Bottom line, with today's numbers, the dealership can stand to go as low as $630/mo easy, before MSDs.
I was just tired of negotiating and didn't spend the extra effort for that last $10.

Stick to your guns and negotiate down to the $630-640 range (ask for 630, get 640). Make sure the numbers are all ok (MF, residual, selling price) and dont let them rip you off w/ dealer fees.

As long as you have the guts to walk away, you'll get the deal you want


----------



## SCmagnacumlaude (Jan 25, 2014)

Since the 4 Series is a new product I don't think you're gonna find any stellar deals yet. I've been negotiating with the lease outlet dot com and have received very reasonable pricing.


----------



## SJAPoc (Apr 14, 2007)

shogunman said:


> The MSDs never should be brought up with a CA - no point introducing this here. You need to tell the finance manager that you want to do the 7 MSDs.
> 
> Are you referring to the drive event with $500? The dealer is assuming this too when quoting you monthly lease payments.
> 
> ...


As shogunman states, that would be the better approach: $xxx over invoice + Destination. Then use MF (with no add on) and residuals that you can find on Bimmerfest or ask the finance guy to show you. Apply the MSD to lower the MF and the incentives to adjust the Cap costs. There is a fine Excel spreadsheet that I found on Bimmerfest and still use that helps quite a bit to make sense of it all  A search will find it or PM me your email address and I'll gladly share it.


----------



## berzerk91 (Feb 11, 2014)

Hi everyone,
Thought I would take a moment to share that I closed a deal on that vehicle for $624/month without any cap cost reduction or MSDs (MSRP: $62,250 Edit: Sold at about $56,052). I'm picking it up this Friday! It was as simple as being willing to walk away. I also had one other dealer who was offering me $620 on a black model without the 19 inch tires. It's amazing how bad some other quotes were. Many dealers didn't even want to compete or follow up after I told them their quotes were extremely high.
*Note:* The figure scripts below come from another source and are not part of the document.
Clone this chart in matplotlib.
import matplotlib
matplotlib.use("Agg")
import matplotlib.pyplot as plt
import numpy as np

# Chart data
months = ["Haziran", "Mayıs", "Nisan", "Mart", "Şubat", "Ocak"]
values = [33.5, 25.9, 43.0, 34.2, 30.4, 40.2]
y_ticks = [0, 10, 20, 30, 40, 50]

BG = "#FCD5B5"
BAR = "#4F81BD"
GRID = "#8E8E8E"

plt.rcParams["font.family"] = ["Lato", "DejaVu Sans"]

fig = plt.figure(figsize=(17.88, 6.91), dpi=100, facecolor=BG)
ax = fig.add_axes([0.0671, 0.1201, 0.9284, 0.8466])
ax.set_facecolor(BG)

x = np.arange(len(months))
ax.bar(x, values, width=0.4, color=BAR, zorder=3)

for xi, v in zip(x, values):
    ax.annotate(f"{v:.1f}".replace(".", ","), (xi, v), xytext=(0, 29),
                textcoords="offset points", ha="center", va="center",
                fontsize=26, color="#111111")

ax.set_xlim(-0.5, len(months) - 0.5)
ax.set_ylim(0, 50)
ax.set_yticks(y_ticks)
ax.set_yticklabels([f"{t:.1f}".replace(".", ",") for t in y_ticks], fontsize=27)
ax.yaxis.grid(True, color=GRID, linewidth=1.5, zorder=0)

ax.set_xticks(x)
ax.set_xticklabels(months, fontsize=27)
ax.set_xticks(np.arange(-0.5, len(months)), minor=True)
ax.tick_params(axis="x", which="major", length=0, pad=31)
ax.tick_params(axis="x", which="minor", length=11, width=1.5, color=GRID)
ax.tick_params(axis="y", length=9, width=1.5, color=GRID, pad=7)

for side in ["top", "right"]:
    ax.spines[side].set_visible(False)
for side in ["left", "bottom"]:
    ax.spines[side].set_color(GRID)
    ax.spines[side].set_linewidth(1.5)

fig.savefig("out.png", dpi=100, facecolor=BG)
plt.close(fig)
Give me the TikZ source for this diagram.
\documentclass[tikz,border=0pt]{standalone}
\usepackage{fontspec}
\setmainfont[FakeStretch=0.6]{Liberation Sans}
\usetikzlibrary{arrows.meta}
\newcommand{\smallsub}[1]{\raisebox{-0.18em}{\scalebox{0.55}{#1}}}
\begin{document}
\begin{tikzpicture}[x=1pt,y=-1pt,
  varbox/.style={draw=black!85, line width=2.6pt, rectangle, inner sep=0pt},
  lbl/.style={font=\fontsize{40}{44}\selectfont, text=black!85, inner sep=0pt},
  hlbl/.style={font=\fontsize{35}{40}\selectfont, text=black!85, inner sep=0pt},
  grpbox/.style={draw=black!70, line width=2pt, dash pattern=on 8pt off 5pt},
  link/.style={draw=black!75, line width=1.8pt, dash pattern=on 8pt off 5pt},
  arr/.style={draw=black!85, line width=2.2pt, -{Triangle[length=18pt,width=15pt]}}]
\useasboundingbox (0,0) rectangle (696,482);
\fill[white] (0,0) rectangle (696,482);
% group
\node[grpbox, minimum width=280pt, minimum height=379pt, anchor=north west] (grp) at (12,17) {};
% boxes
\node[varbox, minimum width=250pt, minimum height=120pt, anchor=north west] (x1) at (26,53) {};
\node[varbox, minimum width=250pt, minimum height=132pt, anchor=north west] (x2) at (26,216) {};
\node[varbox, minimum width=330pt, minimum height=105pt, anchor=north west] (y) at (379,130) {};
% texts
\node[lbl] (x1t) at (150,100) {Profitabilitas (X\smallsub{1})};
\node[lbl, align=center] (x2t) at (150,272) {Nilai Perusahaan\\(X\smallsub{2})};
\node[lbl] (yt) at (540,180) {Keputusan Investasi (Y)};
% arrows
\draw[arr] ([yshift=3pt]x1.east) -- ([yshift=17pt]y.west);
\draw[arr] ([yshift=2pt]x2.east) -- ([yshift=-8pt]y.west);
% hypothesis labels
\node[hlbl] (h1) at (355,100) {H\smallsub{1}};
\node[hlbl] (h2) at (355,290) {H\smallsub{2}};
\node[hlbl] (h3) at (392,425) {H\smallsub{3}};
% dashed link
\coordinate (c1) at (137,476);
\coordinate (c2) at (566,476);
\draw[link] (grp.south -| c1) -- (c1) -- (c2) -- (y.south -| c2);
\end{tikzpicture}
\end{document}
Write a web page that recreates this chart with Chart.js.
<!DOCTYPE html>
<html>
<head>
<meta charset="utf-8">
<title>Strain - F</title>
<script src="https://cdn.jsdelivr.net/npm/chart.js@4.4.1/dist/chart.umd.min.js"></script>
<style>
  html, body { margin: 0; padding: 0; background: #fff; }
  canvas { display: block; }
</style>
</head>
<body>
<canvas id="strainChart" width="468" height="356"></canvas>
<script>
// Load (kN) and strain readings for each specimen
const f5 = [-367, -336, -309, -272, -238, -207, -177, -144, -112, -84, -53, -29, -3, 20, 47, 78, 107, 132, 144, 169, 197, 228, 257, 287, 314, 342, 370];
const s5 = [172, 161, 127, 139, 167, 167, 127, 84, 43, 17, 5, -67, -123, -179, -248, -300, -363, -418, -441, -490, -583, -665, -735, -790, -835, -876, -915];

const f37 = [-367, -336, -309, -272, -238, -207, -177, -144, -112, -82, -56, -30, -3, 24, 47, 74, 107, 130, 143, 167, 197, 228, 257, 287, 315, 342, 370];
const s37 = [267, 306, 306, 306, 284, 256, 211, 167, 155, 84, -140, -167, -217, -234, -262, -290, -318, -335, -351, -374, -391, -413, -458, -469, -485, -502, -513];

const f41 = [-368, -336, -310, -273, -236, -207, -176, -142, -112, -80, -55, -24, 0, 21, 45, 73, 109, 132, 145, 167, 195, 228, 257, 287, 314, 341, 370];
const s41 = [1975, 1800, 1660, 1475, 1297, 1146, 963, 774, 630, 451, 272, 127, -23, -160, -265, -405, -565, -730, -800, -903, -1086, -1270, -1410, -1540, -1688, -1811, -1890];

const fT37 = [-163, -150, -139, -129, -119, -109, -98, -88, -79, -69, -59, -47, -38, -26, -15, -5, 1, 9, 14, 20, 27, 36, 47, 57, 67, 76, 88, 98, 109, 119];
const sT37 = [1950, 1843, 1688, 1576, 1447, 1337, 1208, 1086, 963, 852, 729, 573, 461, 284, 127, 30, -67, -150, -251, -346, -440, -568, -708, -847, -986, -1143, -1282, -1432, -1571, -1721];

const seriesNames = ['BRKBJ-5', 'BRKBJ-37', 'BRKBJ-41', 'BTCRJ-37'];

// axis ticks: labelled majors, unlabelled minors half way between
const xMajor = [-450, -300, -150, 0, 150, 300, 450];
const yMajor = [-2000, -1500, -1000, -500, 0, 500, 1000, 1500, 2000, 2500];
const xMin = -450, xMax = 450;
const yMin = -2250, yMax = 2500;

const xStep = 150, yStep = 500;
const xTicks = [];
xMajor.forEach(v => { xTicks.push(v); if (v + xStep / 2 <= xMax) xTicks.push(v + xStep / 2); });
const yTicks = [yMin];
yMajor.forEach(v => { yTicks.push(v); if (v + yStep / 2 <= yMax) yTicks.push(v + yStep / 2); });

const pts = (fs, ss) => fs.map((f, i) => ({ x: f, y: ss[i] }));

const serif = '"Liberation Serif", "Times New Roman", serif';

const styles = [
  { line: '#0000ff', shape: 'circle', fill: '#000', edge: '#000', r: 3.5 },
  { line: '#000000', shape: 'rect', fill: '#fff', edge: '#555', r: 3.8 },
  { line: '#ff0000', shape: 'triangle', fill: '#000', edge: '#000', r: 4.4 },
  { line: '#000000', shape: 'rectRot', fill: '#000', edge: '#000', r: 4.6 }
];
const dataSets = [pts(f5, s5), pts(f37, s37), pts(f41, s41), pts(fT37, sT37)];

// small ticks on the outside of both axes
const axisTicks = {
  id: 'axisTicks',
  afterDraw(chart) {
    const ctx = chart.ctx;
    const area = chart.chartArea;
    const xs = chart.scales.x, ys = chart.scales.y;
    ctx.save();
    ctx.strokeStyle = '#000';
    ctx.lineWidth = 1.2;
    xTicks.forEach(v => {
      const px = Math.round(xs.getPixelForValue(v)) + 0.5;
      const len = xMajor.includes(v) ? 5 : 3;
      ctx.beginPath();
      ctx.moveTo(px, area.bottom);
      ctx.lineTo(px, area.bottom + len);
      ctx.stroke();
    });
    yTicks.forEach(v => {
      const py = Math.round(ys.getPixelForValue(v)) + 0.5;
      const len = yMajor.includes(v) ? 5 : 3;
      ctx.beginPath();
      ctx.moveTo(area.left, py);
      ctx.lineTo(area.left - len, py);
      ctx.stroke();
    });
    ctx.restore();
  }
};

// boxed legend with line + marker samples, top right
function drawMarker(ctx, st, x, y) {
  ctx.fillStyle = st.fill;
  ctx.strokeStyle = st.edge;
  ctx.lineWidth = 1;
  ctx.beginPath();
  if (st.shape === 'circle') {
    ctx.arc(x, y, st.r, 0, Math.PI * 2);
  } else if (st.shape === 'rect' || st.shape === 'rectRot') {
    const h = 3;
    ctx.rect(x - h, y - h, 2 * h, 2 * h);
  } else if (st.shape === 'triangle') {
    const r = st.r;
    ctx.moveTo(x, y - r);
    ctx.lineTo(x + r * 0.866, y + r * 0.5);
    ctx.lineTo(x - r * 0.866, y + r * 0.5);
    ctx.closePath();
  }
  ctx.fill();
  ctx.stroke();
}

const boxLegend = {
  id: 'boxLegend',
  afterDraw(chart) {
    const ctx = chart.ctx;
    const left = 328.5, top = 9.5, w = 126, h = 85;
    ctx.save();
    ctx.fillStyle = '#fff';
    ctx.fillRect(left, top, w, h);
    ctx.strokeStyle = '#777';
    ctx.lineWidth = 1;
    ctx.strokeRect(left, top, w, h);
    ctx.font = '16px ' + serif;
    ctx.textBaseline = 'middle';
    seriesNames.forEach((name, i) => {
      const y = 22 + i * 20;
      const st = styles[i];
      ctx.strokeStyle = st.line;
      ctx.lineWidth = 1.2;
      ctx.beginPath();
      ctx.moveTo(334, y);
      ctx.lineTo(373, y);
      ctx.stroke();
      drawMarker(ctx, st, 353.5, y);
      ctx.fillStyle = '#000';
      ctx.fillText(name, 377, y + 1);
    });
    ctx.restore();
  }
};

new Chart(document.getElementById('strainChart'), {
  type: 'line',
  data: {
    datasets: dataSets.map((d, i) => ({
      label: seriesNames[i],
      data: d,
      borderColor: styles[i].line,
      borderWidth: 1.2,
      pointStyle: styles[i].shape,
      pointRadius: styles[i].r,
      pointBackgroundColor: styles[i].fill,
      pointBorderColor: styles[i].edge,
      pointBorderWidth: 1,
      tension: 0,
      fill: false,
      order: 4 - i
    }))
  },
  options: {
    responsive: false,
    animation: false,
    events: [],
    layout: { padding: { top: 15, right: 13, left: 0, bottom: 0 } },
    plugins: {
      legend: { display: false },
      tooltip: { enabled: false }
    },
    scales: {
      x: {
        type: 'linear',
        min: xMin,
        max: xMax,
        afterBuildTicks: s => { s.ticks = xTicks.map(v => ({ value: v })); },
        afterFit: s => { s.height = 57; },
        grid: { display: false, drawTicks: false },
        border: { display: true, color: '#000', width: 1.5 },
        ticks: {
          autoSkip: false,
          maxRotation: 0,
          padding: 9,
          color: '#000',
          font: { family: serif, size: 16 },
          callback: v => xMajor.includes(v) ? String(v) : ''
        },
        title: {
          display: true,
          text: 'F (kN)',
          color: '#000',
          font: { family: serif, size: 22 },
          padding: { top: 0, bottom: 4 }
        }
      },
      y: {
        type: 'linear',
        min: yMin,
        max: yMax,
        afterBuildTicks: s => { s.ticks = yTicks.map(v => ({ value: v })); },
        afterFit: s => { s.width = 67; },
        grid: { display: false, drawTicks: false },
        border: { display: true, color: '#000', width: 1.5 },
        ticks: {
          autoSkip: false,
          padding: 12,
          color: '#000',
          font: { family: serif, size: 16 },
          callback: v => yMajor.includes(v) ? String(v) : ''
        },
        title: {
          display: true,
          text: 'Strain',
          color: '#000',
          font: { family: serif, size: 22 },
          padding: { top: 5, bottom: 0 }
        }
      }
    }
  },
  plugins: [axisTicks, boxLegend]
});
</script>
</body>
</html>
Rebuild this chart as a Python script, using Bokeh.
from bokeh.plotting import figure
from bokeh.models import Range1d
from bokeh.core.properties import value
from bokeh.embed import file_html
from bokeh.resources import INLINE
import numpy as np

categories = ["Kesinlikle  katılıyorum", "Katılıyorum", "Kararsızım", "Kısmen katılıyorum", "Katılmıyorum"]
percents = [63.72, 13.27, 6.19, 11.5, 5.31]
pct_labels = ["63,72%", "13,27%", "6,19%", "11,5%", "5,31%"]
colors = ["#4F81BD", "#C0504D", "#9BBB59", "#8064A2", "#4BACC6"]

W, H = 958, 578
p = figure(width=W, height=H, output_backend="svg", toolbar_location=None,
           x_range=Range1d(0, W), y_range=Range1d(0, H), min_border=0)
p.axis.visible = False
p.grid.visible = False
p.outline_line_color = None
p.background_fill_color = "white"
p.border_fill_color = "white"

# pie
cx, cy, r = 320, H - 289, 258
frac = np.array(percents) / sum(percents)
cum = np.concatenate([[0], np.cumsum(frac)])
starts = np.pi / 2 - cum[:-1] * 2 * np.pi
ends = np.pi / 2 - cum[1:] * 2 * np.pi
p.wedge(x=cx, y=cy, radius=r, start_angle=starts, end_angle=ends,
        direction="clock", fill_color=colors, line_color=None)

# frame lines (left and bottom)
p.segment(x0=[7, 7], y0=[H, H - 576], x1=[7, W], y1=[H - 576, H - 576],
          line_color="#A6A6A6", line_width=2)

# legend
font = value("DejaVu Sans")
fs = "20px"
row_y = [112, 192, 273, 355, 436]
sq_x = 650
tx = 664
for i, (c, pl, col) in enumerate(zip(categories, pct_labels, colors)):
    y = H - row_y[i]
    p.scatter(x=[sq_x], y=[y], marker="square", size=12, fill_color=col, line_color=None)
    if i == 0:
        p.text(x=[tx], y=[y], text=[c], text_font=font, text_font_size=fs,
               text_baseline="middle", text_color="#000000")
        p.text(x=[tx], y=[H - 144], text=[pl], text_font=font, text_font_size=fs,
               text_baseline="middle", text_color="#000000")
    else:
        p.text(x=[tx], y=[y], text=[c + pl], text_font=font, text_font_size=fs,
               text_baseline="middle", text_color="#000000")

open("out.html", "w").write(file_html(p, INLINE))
Reviewed the residual, MF, doc fees, etc. and it's all clear. Thank you everyone! I will post pictures soon! Here's a teaser:


----------



## rmorin49 (Jan 7, 2007)

berzerk91 said:


> Hi everyone,
> Thought I would take a moment to share that I closed a deal on that vehicle for $624/month without any cap cost reduction or MSDs ($62,250 MSRP). I'm picking it up this Friday! It was as simple as being willing to walk away. I also had one other dealer who was offering me $620 on a black model without the 19 inch tires. It's amazing how bad some other quotes were. Many dealers didn't even want to compete or follow up after I told them their quotes were extremely high.
> 
> Reviewed the residual, MF, doc fees, etc. and it's all clear. Thank you everyone! I will post pictures soon! Here's a teaser:


Not to be too critical, but if you paid full MSRP with no cap cost reduction, I think you may have been hosed. Then again, perhaps these cars are so scarce full US MSRP is the going price but I doubt it.


----------



## berzerk91 (Feb 11, 2014)

rmorin49 said:


> Not to be too critical, but if you paid full MSRP with no cap cost reduction, I think you may have been hosed. Then again, perhaps these cars are so scarce full US MSRP is the going price but I doubt it.


The selling price is closer to $56k, I think you misread.


----------



## vstM3 (Aug 26, 2012)

Payment looks high for that car...does it include taxes?

Sent from BimmerApp mobile app


----------



## berzerk91 (Feb 11, 2014)

vst335is said:


> Payment looks high for that car...does it include taxes?
> 
> Sent from BimmerApp mobile app


No taxes included in the payment. It really was the best quote I could come up with in the tri-state area. I haven't seen anyone leasing for less with $0 cap cost reduction and no MSDs.


----------



## flyinghippo (Oct 1, 2013)

vst335is said:


> Payment looks high for that car...does it include taxes?
> 
> Sent from BimmerApp mobile app


probably because he didn't put down MSDs.


----------



## rmorin49 (Jan 7, 2007)

berzerk91 said:


> The selling price is closer to $56k, I think you misread.


My mistake, when I read $0 cap cost reduction, I thought that meant his deal was based on MSRP.


----------



## berzerk91 (Feb 11, 2014)

rmorin49 said:


> My mistake, when I read $0 cap cost reduction, I thought that meant his deal was based on MSRP.


No worries!


----------